__Exercise objective__. Include the line containing "import plotly.graph_objects as go" and all lines before it, repeated exactly from the listing below, without pictures.

+++

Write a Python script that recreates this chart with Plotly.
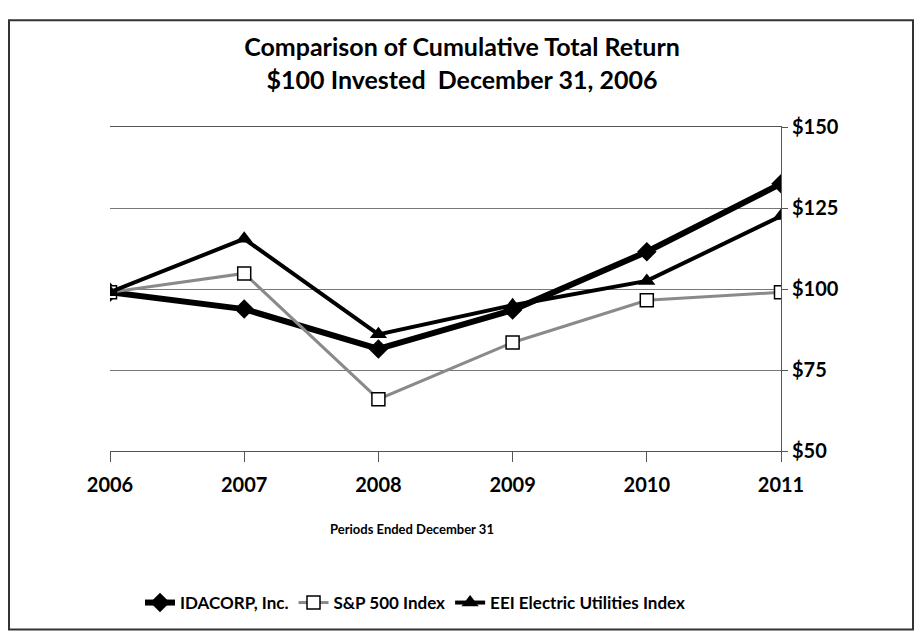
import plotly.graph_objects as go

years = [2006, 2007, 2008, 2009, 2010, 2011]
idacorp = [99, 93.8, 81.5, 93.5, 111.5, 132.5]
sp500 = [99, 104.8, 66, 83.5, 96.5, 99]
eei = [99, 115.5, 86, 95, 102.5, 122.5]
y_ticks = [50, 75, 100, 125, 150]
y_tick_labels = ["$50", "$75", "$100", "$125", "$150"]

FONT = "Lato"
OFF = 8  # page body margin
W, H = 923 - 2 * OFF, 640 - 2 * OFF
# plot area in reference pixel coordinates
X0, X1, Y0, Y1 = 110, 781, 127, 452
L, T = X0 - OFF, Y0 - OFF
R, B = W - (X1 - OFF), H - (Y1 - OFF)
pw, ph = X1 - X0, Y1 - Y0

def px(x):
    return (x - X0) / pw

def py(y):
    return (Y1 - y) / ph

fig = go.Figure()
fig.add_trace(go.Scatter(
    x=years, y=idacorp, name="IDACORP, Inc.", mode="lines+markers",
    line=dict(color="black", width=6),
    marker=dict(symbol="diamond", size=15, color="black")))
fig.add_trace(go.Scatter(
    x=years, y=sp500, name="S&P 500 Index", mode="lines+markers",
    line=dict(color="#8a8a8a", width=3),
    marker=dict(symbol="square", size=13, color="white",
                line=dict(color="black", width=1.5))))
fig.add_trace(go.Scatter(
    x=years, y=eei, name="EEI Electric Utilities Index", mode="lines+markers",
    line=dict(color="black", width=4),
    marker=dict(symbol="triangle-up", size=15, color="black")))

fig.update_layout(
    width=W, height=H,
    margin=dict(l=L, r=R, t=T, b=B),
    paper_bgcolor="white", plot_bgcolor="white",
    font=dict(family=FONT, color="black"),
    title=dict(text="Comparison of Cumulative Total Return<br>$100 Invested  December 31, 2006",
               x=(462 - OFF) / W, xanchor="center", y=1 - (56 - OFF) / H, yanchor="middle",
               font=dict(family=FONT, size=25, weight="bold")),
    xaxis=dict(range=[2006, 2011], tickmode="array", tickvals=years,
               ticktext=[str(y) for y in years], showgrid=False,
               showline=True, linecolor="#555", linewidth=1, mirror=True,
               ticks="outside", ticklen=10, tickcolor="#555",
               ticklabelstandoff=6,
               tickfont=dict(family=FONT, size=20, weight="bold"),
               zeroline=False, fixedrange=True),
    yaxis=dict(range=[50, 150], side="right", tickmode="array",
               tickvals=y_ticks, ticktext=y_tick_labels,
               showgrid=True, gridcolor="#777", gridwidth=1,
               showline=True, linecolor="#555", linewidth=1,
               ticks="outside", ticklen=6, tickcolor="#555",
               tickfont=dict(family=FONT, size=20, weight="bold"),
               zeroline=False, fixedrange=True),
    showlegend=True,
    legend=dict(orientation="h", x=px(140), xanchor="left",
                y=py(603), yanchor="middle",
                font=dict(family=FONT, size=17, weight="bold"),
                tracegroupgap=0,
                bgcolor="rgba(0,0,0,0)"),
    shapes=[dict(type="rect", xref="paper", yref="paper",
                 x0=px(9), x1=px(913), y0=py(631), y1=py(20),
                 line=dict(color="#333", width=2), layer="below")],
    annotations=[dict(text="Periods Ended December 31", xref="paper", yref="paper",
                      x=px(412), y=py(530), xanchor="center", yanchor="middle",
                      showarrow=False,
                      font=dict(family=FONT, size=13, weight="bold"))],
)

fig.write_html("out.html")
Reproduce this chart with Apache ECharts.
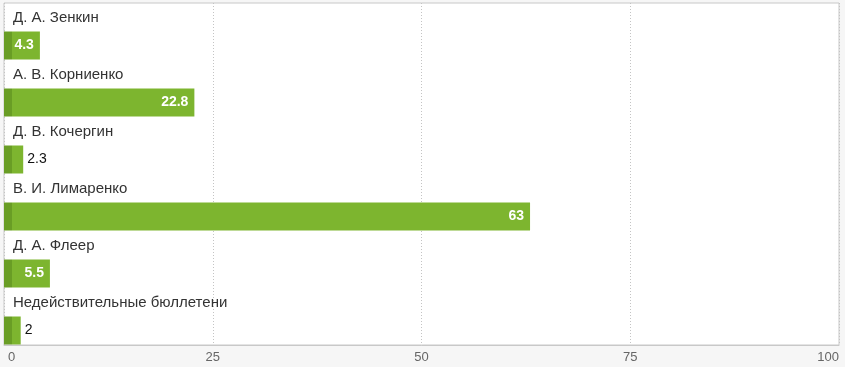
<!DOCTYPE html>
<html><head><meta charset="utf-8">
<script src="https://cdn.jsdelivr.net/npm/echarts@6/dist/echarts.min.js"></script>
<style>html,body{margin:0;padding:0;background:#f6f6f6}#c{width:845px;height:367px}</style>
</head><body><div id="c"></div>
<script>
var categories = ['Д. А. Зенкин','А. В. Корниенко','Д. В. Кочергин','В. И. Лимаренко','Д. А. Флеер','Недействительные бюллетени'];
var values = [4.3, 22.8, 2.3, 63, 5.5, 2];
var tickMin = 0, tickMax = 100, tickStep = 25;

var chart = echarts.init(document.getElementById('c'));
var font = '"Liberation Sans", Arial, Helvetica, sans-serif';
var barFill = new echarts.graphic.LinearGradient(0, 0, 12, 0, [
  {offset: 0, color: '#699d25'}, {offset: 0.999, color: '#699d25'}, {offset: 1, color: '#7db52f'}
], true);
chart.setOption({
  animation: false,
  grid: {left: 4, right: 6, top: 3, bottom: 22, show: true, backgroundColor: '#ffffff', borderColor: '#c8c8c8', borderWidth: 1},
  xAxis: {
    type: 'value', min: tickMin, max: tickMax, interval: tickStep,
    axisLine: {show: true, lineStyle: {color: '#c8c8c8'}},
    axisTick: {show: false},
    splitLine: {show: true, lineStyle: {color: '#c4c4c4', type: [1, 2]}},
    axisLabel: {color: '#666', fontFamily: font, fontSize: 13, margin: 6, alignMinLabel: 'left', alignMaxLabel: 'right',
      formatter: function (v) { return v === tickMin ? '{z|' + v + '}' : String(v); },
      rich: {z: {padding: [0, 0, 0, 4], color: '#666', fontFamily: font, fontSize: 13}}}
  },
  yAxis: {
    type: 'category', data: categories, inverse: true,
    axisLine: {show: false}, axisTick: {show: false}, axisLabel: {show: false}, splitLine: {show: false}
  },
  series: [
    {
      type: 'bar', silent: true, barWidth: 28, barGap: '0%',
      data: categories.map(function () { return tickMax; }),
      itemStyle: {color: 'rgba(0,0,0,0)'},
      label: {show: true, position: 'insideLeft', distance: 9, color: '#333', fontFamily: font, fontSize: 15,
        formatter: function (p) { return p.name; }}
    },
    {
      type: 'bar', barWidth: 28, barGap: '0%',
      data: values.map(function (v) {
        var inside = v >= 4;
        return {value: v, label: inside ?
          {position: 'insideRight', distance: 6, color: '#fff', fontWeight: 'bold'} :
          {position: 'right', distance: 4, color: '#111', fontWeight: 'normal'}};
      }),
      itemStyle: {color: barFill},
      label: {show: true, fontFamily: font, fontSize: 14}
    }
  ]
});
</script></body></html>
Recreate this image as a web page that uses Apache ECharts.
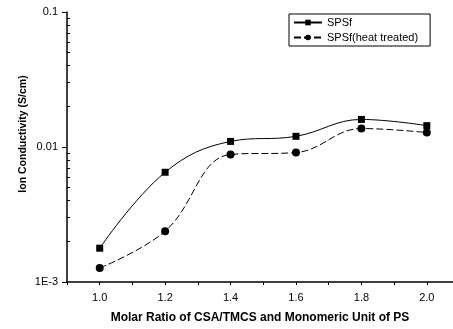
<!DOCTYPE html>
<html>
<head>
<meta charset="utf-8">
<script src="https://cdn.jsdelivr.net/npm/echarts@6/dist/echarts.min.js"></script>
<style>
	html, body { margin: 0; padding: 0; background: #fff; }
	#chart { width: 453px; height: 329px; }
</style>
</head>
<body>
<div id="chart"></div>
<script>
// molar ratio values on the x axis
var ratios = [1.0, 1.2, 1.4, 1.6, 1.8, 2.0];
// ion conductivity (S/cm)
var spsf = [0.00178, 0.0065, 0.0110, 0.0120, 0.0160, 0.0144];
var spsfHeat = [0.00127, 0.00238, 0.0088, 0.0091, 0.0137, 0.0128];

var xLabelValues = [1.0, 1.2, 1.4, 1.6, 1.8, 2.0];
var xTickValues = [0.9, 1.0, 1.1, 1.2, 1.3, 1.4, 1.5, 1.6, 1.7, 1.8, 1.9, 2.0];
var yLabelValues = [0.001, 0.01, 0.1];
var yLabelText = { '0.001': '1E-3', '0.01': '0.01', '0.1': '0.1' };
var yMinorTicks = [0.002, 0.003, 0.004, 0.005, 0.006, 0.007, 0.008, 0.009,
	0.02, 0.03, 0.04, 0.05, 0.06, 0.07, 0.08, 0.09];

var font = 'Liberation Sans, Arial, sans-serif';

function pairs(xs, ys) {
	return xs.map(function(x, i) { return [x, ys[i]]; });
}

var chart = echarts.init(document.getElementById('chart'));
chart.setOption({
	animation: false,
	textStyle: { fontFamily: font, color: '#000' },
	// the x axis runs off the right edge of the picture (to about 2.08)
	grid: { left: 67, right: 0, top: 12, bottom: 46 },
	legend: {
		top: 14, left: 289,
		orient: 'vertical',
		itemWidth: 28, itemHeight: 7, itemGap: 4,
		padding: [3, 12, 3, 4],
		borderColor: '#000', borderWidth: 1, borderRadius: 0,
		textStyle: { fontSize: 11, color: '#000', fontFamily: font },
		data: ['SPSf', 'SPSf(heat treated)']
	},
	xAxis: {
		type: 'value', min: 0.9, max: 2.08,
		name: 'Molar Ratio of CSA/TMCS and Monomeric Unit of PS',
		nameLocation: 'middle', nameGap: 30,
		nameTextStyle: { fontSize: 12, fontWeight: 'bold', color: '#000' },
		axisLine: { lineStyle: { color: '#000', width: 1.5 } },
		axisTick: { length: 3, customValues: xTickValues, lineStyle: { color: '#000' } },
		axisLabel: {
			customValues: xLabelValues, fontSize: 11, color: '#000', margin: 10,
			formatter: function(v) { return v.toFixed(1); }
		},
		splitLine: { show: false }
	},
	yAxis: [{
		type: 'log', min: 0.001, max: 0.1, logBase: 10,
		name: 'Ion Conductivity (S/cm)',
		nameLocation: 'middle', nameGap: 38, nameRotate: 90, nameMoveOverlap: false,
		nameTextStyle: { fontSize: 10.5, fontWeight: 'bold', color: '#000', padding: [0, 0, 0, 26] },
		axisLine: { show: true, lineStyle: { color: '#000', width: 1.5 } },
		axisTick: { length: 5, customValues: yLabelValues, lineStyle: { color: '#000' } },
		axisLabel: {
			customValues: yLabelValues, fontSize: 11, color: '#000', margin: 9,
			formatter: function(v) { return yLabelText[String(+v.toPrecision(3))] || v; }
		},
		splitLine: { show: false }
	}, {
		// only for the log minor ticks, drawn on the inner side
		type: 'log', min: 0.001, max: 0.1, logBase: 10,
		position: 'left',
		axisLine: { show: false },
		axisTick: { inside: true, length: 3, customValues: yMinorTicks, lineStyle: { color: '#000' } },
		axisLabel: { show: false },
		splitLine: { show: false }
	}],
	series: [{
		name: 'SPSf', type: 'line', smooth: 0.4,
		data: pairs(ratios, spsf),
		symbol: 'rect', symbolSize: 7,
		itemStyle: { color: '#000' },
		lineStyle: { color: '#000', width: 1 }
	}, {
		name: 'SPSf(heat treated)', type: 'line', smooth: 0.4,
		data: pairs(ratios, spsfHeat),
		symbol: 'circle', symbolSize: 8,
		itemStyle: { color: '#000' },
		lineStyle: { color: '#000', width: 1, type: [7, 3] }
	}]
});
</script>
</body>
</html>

+++

__Result__.
Write a Python script that recreates this chart with Plotly.
import plotly.graph_objects as go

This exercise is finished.